Flow structure in a short chamber of a labyrinth seal with a backward-facing step

The paper studies the direction of the main vortex in a short chamber with a backward-facing step. The starting-point of the work was a computational issue observed during CFD-based modeling of labyrinth gas seals. The predicted main vortex in a sealing cavity with a backward-facing step could develop either counter-clockwise or clockwise depending on the iteration step size of a pseudo-transient coupled CFD solver. First, the paper presents a comprehensive theoretical analysis of the flow structure in a generic chamber with a backward-facing step to isolate the possible sources of numerical uncertainties, among them computational grid, turbulence model, boundary and initial conditions, and solution algorithm. For the studied chamber configuration, the non-unique steady-state solutions could be observed in all model formulations depending on the iteration step sizes. Based upon these results, the observed computational issue is an example of spurious numerical behavior. Solely segregated SIMPLE-type solvers and coupled pseudo-transient solvers without multigrid algorithm have produced a unique flow structure.
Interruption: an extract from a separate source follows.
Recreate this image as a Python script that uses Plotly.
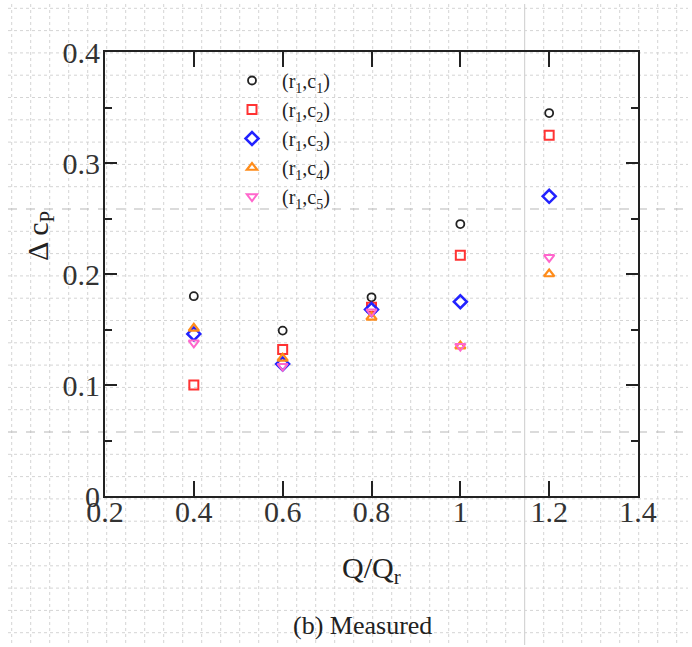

The second part of the paper describes the effect of the vortex direction on the performance characteristics of a short staggered labyrinth seal. The vortex direction can significantly alter aerodynamic forces arising within the seal clearance. Experimental results have been used to validate the predictions and to confirm the uniqueness and stability of the steady-state flow structure in the chamber. Discussion on the verification of CFD solutions in practical computations is provided.